If you think security is going to be a problem now, just wait a couple of years and you’ll see how compounded the issue is becoming.

Networks are becoming increasingly complex, as is the access to them. The basic principles of security are continuing to be ignored, therefore building more complexity on top of a compromised mess is only going to end badly. This is the problem with working in the world of security; it’s a thankless task. Either you are slowing down progress at an organization by making sure solutions are water-tight, or you are the one to blame when there is a breach further down the line. Who would want to work in such a space which is undervalued one day and a scapegoat the next.

This acquisition from Palo Alto could be aiming to address a potentially significant problem; the number of entry points to a network. An end-point is defined as a device which provides an entry point for threats, such as a smartphone or tablet. The last few years have seen the Bring Your Own Device (BYOD) and enterprise mobility trends open up the network to countless more threats, but with the IoT world just around the corner, the hazards will grow exponentially; every device which accesses your network is an opportunity for nefarious means.
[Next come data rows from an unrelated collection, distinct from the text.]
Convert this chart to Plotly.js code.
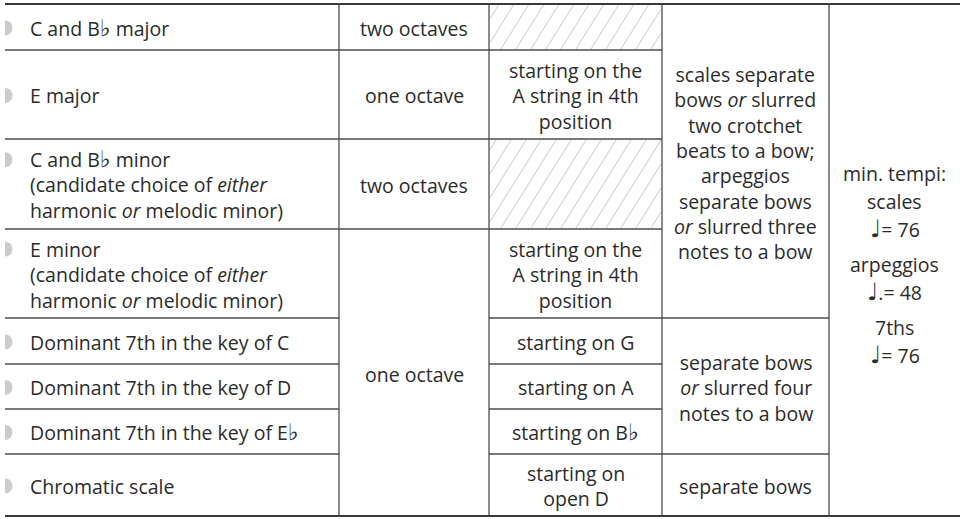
<!DOCTYPE html>
<html>
<head>
<meta charset="utf-8">
<script src="https://cdn.plot.ly/plotly-3.0.1.min.js"></script>
<style>html,body{margin:0;padding:0;background:#fff;}#chart{width:960px;height:519px;}</style>
</head>
<body>
<div id="chart"></div>
<script>
// ---------- DATA (text content and cell spans, by row index) ----------
const FLAT = "<span style=\"font-family:DejaVu Sans;font-weight:bold;font-size:23px\">♭</span>";
const NOTE = "<span style=\"font-family:DejaVu Sans;font-size:24px\">♩</span>";
const rowLabels = [
  ["C and B" + FLAT + " major"],
  ["E major"],
  ["C and B" + FLAT + " minor", "(candidate choice of <i>either</i>", "harmonic <i>or</i> melodic minor)"],
  ["E minor", "(candidate choice of <i>either</i>", "harmonic <i>or</i> melodic minor)"],
  ["Dominant 7th in the key of C"],
  ["Dominant 7th in the key of D"],
  ["Dominant 7th in the key of E" + FLAT],
  ["Chromatic scale"]
];
const rangeCells = [
  {from: 0, to: 0, lines: ["two octaves"]},
  {from: 1, to: 1, lines: ["one octave"]},
  {from: 2, to: 2, lines: ["two octaves"]},
  {from: 3, to: 7, lines: ["one octave"]}
];
const startCells = [
  {from: 0, to: 0, lines: null},
  {from: 1, to: 1, lines: ["starting on the", "A string in 4th", "position"]},
  {from: 2, to: 2, lines: null},
  {from: 3, to: 3, lines: ["starting on the", "A string in 4th", "position"]},
  {from: 4, to: 4, lines: ["starting on G"]},
  {from: 5, to: 5, lines: ["starting on A"]},
  {from: 6, to: 6, lines: ["starting on B" + FLAT]},
  {from: 7, to: 7, lines: ["starting on", "open D"]}
];
const bowingCells = [
  {from: 0, to: 3, lines: ["scales separate", "bows <i>or</i> slurred", "two crotchet", "beats to a bow;",
                           "arpeggios", "separate bows", "<i>or</i> slurred three", "notes to a bow"]},
  {from: 4, to: 6, lines: ["separate bows", "<i>or</i> slurred four", "notes to a bow"]},
  {from: 7, to: 7, lines: ["separate bows"]}
];
const tempoGroups = [
  ["min. tempi:", "scales", NOTE + "= 76"],
  ["arpeggios", NOTE + ".= 48"],
  ["7ths", NOTE + "= 76"]
];

// ---------- LAYOUT / STYLE ----------
const colEdges = [5, 339, 489, 662, 829, 960];
const rowEdges = [4, 50, 139, 229, 318, 364, 409, 454, 516];
const fontSize = 19.5;
const lineH = fontSize * 1.3;       // plotly's own line spacing for <br>
const tempoLineH = 27.5;
const tempoGroupGap = 8;
const tempoShift = 4;
const textFont = {family: "Open Sans, Noto Sans, DejaVu Sans, sans-serif", size: fontSize, color: "#2b2b2b"};
const gridColor = "#4d4d4d";
const borderColor = "#3a3a3a";
const hatchColor = "#c9c9c9";
const bulletColor = "#cccccc";
const hatchStep = 15;
const hatchSlope = 1.6;

const annotations = [];
const shapes = [];

function addText(x, y, lines, anchor) {
  annotations.push({x: x, y: y, xref: "x", yref: "y", text: lines.join("<br>"), showarrow: false,
    align: anchor === "left" ? "left" : "center",
    xanchor: anchor || "center", yanchor: "middle", font: textFont});
}
function spanMid(from, to) { return (rowEdges[from] + rowEdges[to + 1]) / 2; }
function colMid(c) { return (colEdges[c] + colEdges[c + 1]) / 2; }

// column 1: labels with bullets (bullet on the first text line)
rowLabels.forEach((lines, r) => {
  const yc = spanMid(r, r) + 1;
  addText(colEdges[0] + 23, yc, lines, "left");
  const bx = colEdges[0], rr = 7.4;
  const by = yc - (lines.length - 1) / 2 * lineH;
  const k = rr * 4 / 3;
  shapes.push({type: "path", xref: "x", yref: "y",
    path: `M ${bx},${by - rr} C ${bx + k},${by - rr} ${bx + k},${by + rr} ${bx},${by + rr} Z`,
    fillcolor: bulletColor, line: {width: 0}});
});

// spanned columns
[rangeCells, startCells, bowingCells].forEach((cells, i) => {
  const c = i + 1;
  cells.forEach(cell => {
    if (cell.lines) addText(colMid(c), spanMid(cell.from, cell.to) + (cell.to > cell.from ? 2 : 1), cell.lines);
  });
});

// tempo column (all rows merged): one line at a time, groups separated by a small gap
(function () {
  const items = [];
  let y = 0;
  tempoGroups.forEach((g, gi) => {
    g.forEach((t, li) => {
      if (gi > 0 && li === 0) y += tempoGroupGap;
      items.push({y: y, t: t});
      y += tempoLineH;
    });
  });
  const span = items[items.length - 1].y;
  const yc = spanMid(0, rowLabels.length - 1) + tempoShift;
  items.forEach(o => addText(colMid(4), yc - span / 2 + o.y, [o.t]));
})();

// grid lines: horizontal boundaries per column
const colSpans = [
  rowLabels.map((_, r) => ({from: r, to: r})),
  rangeCells, startCells, bowingCells,
  [{from: 0, to: rowLabels.length - 1}]
];
colSpans.forEach((cells, c) => {
  cells.forEach(cell => {
    if (cell.from > 0) {
      shapes.push({type: "line", xref: "x", yref: "y", x0: colEdges[c], x1: colEdges[c + 1],
        y0: rowEdges[cell.from], y1: rowEdges[cell.from], line: {color: gridColor, width: 1.3}});
    }
  });
});
// vertical lines
for (let c = 1; c < colEdges.length - 1; c++) {
  shapes.push({type: "line", xref: "x", yref: "y", x0: colEdges[c], x1: colEdges[c],
    y0: rowEdges[0], y1: rowEdges[rowEdges.length - 1], line: {color: gridColor, width: 1.3}});
}
// top and bottom borders
[rowEdges[0], rowEdges[rowEdges.length - 1]].forEach(y => {
  shapes.push({type: "line", xref: "x", yref: "y", x0: colEdges[0], x1: colEdges[colEdges.length - 1],
    y0: y, y1: y, line: {color: borderColor, width: 2}});
});

// hatching for empty cells
const hx = [], hy = [];
startCells.forEach(cell => {
  if (cell.lines) return;
  const x0 = colEdges[2] + 1, x1 = colEdges[3] - 1;
  const y0 = rowEdges[cell.from] + 1, y1 = rowEdges[cell.to + 1] - 1;
  const H = y1 - y0;
  const startK = Math.floor((x0 - H / hatchSlope) / hatchStep) - 1;
  for (let k = startK; k * hatchStep <= x1 + hatchStep; k++) {
    const xb = k * hatchStep + 6;
    let sx, sy, ex, ey;
    if (xb >= x0) { sx = xb; sy = y1; } else { sx = x0; sy = y1 - (x0 - xb) * hatchSlope; }
    const xt = xb + H / hatchSlope;
    if (xt <= x1) { ex = xt; ey = y0; } else { ex = x1; ey = y1 - (x1 - xb) * hatchSlope; }
    if (sx > x1 || sy < y0 || ex < x0) continue;
    hx.push(sx, ex, null); hy.push(sy, ey, null);
  }
});

const traces = [{x: hx, y: hy, type: "scatter", mode: "lines", hoverinfo: "skip",
  line: {color: hatchColor, width: 1}, showlegend: false}];

const layout = {
  width: 960, height: 519,
  margin: {l: 0, r: 0, t: 0, b: 0},
  paper_bgcolor: "#ffffff", plot_bgcolor: "#ffffff",
  xaxis: {range: [0, 960], visible: false, fixedrange: true},
  yaxis: {range: [519, 0], visible: false, fixedrange: true},
  shapes: shapes,
  annotations: annotations,
  showlegend: false
};
Plotly.newPlot("chart", traces, layout, {staticPlot: true, displayModeBar: false});
</script>
</body>
</html>
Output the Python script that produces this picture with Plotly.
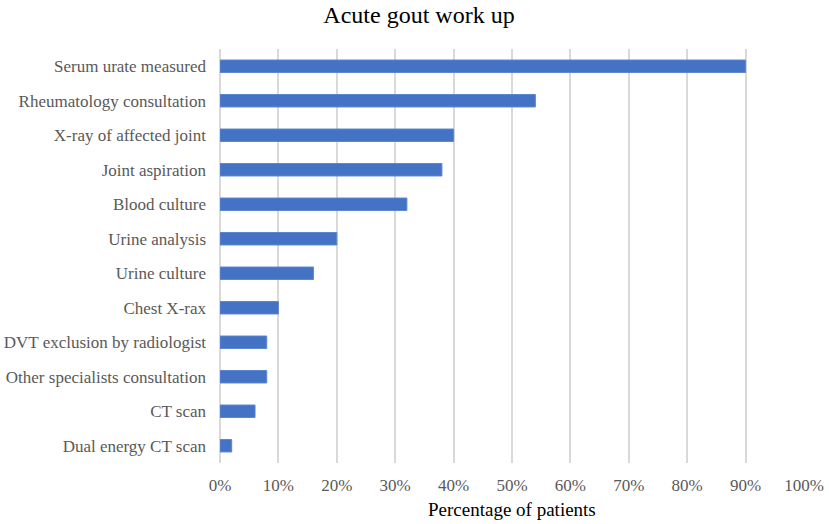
import plotly.graph_objects as go

categories = [
    "Serum urate measured",
    "Rheumatology consultation",
    "X-ray of affected joint",
    "Joint aspiration",
    "Blood culture",
    "Urine analysis",
    "Urine culture",
    "Chest X-rax",
    "DVT exclusion by radiologist",
    "Other specialists consultation",
    "CT scan",
    "Dual energy CT scan",
]
percent_patients = [90, 54, 40, 38, 32, 20, 16, 10, 8, 8, 6, 2]
x_ticks = [0, 10, 20, 30, 40, 50, 60, 70, 80, 90, 100]

FONT = "Liberation Serif"

fig = go.Figure(
    go.Bar(
        x=percent_patients,
        y=categories,
        orientation="h",
        marker=dict(color="#4472C4", line=dict(color="#5B85D0", width=1)),
        hoverinfo="x+y",
    )
)

fig.update_layout(
    width=829,
    height=524,
    margin=dict(l=220, r=25, t=49, b=61, autoexpand=False),
    paper_bgcolor="white",
    plot_bgcolor="white",
    bargap=0.64,
    showlegend=False,
    font=dict(family=FONT, size=17, color="#595959"),
    title=dict(
        text="Acute gout work up",
        font=dict(family=FONT, size=24, color="#000000"),
        x=419 / 829,
        xref="container",
        xanchor="center",
        y=1 - 15 / 524,
        yref="container",
        yanchor="middle",
    ),
    xaxis=dict(
        range=[0, 100],
        tickvals=x_ticks,
        ticktext=[f"{v}%" for v in x_ticks],
        showgrid=True,
        gridcolor="#D9D9D9",
        gridwidth=1.5,
        zeroline=True,
        zerolinecolor="#D9D9D9",
        zerolinewidth=1.5,
        showline=False,
        ticks="",
        ticklabelstandoff=10,
        tickfont=dict(family=FONT, size=17, color="#595959"),
        fixedrange=True,
        automargin=False,
    ),
    yaxis=dict(
        categoryorder="array",
        categoryarray=categories[::-1],
        showgrid=False,
        zeroline=False,
        showline=False,
        ticks="",
        ticklabelstandoff=13,
        tickfont=dict(family=FONT, size=17, color="#595959"),
        fixedrange=True,
        automargin=False,
    ),
    annotations=[
        dict(
            text="Percentage of patients",
            xref="paper",
            yref="paper",
            x=0.5,
            y=-(509 - 463) / 414,
            xanchor="center",
            yanchor="middle",
            showarrow=False,
            font=dict(family=FONT, size=19, color="#000000"),
        )
    ],
)

fig.write_html(
    "out.html",
    config={"displayModeBar": False},
    post_script="document.body.style.margin='0';",
)
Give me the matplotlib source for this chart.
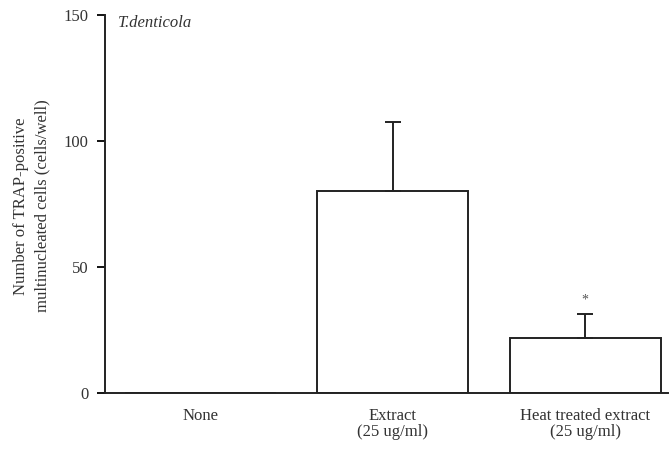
import matplotlib
matplotlib.use("Agg")
import matplotlib.pyplot as plt

categories = ["None", "Extract\n(25 ug/ml)", "Heat treated extract\n(25 ug/ml)"]
values = [0, 80, 22]
errors = [0, 27.5, 9.5]
significance = ["", "", "*"]
yticks = [0, 50, 100, 150]

plt.rcParams['font.family'] = ['Liberation Serif', 'DejaVu Serif']

fig = plt.figure(figsize=(6.7, 4.49), dpi=100)
ax = fig.add_axes([105/670, 56/449, 563/670, 378/449])

x = list(range(len(categories)))
ax.bar(x, values, width=0.786, color="white", edgecolor="#222222", linewidth=1.4, zorder=2)
for xi, v, e in zip(x, values, errors):
    if e > 0:
        ax.errorbar(xi, v, yerr=[[0], [e]], fmt="none", ecolor="#222222",
                    elinewidth=1.4, capsize=6, capthick=1.4, zorder=3)
for xi, v, e, s in zip(x, values, errors, significance):
    if s:
        ax.text(xi, v + e + 3, s, ha="center", va="bottom", fontsize=10, color="#555555")

ax.set_xlim(-0.495, 2.43)
ax.set_ylim(0, 150)
ax.set_yticks(yticks)
ax.set_xticks(x)
ax.set_xticklabels(categories, fontsize=12, color="#333333", linespacing=1.0)
ax.tick_params(axis="x", length=0, pad=11)
ax.tick_params(axis="y", length=6, width=1.3, labelsize=12, labelcolor="#333333",
               direction="out", pad=6)
for sp in ["top", "right"]:
    ax.spines[sp].set_visible(False)
for sp in ["left", "bottom"]:
    ax.spines[sp].set_linewidth(1.4)
    ax.spines[sp].set_color("#222222")

fig.text(31.5/670, 1 - 206/449, "Number of TRAP-positive\nmultinucleated cells (cells/well)",
         fontsize=12, color="#333333", rotation=90, ha="center", va="center", linespacing=1.4)
ax.text(13/563, 0.98, "T.denticola", transform=ax.transAxes, fontsize=12, style="italic",
        color="#333333", ha="left", va="center")

fig.savefig("out.png", dpi=100)
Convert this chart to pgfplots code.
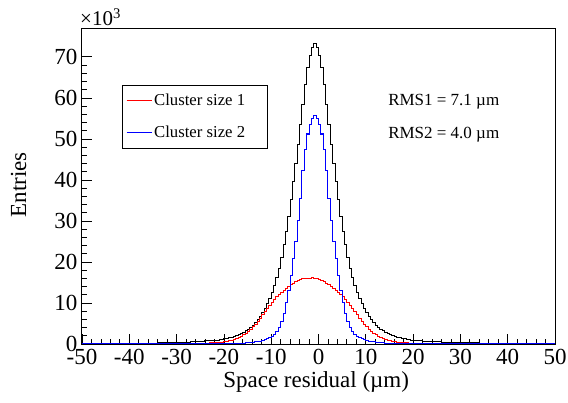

The perimeter which security engineers are supposed to be protecting is constantly changing, with new gateways opening up every time someone accesses their email while on the move or connected to somebody else’s wifi. The ability to identify and automate responses on the edge would be a welcome relief to the overworked and underappreciated security engineers. This might prove to be a very useful acquisition for Palo Alto.